Tuesday, March 8, 2011

The Constant Compulsion to Criticize

Since the conclusion of the basketball season, I have found myself with a few extra hours each night. To fill these hours, I have entertained myself by watching daily NCAA division one women’s basketball games. It was tonight, as I watched the Big East Championship game, when the announcers really started to bother me. Maya Moore, starting forward for the UConn Huskies, an Academic All-American, Big East Player of the Year, and Scholar Athlete of the Year, had an unfortunate game two nights ago, when, instead of scoring her expected 24.7 points a game, she scored only a basket or two the entire game. The next night, however, Maya exceeded her average, scoring 17 points in the first half alone. During tonight’s Championship game, the announcers evidently felt a need, each time Maya shot the ball, to mention her low-scoring game two nights ago.
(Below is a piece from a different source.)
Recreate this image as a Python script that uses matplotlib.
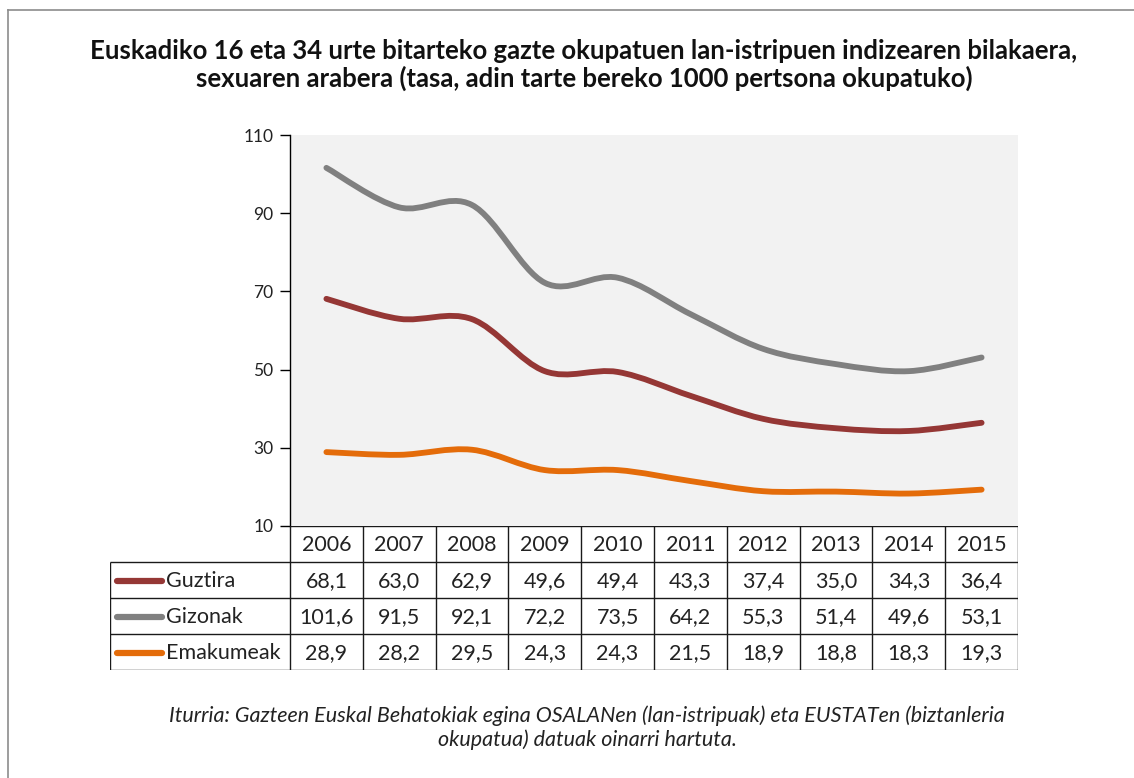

They paid little attention to her current accomplishments, leading the entire game in field goals, blocks and steals, but instead conversed about her “shockingly low scoring game” when she “shot the worst she has shot all season.” The announcers then decided to debate “who is better, Diana Taurasi (former UConn player) or Maya Moore?” I am still unsure as to why they need to compare two excellent basketball players with the inevitable conclusion of downplaying one’s skills and efforts. Playing different years, each woman assisted her team while breaking individual records. Why must the announcers decide which player was better? As the announcers perseverated on Maya’s one low scoring game and searched for faults in both Maya and Diana, it reminded me of the way we tend to point out the flaws of certain characters during class discussions, and then continue to bash these characters and emphasize their flaws for the remainder of the period, until Ms. Serensky highlights our unrealistic expectations. I am left to wonder why members of society seem to feel a need and a desire to disparage and criticize one another. Why must one person be “better” than another? Did we not learn in kindergarten that we have differences and that we must appreciate our individual uniqueness? I feel that if people stopped searching for faults in others, and instead focused on each individual’s talents and strengths, the world might be a happier and more peaceful place.